PROMPT. From the first line of the data below through the line bearing "import * as", reproduce each line exactly; do not include pictures.

--- begin PROVIDED DATA ---

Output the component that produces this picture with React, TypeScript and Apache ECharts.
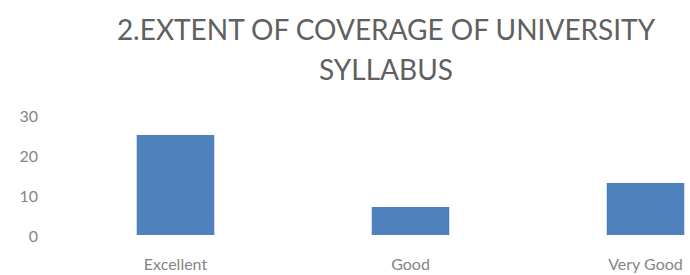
import React, { useEffect, useRef } from "react";
import * as echarts from "echarts";

const titleText = "2.EXTENT OF COVERAGE OF UNIVERSITY\nSYLLABUS";
const categories = ["Excellent", "Good", "Very Good"];
const values = [25, 7, 13];
const yMin = 0;
const yMax = 30;
const yInterval = 10;

export default function App() {
  const ref = useRef<HTMLDivElement>(null);
  useEffect(() => {
    if (!ref.current) return;
    const chart = echarts.init(ref.current, undefined, { renderer: "svg" });
    chart.setOption({
      animation: false,
      backgroundColor: "#ffffff",
      title: {
        text: titleText,
        left: "center",
        top: 4,
        textStyle: {
          fontFamily: "Lato",
          fontWeight: "normal",
          fontSize: 28,
          lineHeight: 40,
          color: "#606060",
        },
      },
      grid: { left: 58, right: 9, top: 115, bottom: 40, containLabel: false },
      xAxis: {
        type: "category",
        data: categories,
        axisLine: { show: false },
        axisTick: { show: false },
        axisLabel: {
          margin: 20,
          fontFamily: "Lato",
          fontSize: 16,
          color: "#858585",
        },
      },
      yAxis: {
        type: "value",
        min: yMin,
        max: yMax,
        interval: yInterval,
        splitLine: { show: false },
        axisLine: { show: false },
        axisTick: { show: false },
        axisLabel: {
          margin: 20,
          fontFamily: "Lato",
          fontSize: 16,
          color: "#858585",
        },
      },
      series: [
        {
          type: "bar",
          data: values,
          barWidth: "33%",
          itemStyle: { color: "#4f81bd" },
        },
      ],
    });
    return () => chart.dispose();
  }, []);
  return (
    <div
      style={{
        position: "fixed",
        left: 0,
        top: 0,
        width: 690,
        height: 275,
        overflow: "hidden",
        background: "#fff",
      }}
    >
      <div ref={ref} style={{ width: 772, height: 275 }} />
    </div>
  );
}
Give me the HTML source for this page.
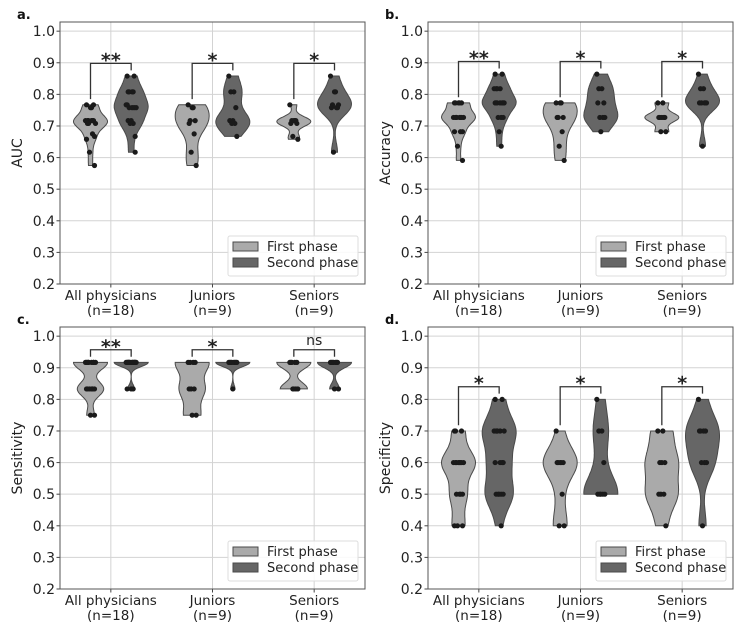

--- end PROVIDED DATA ---

OUTPUT FOR THIS TASK.
Output the component that produces this picture with React, TypeScript and Apache ECharts.
import React, { useEffect, useRef } from "react";
import * as echarts from "echarts";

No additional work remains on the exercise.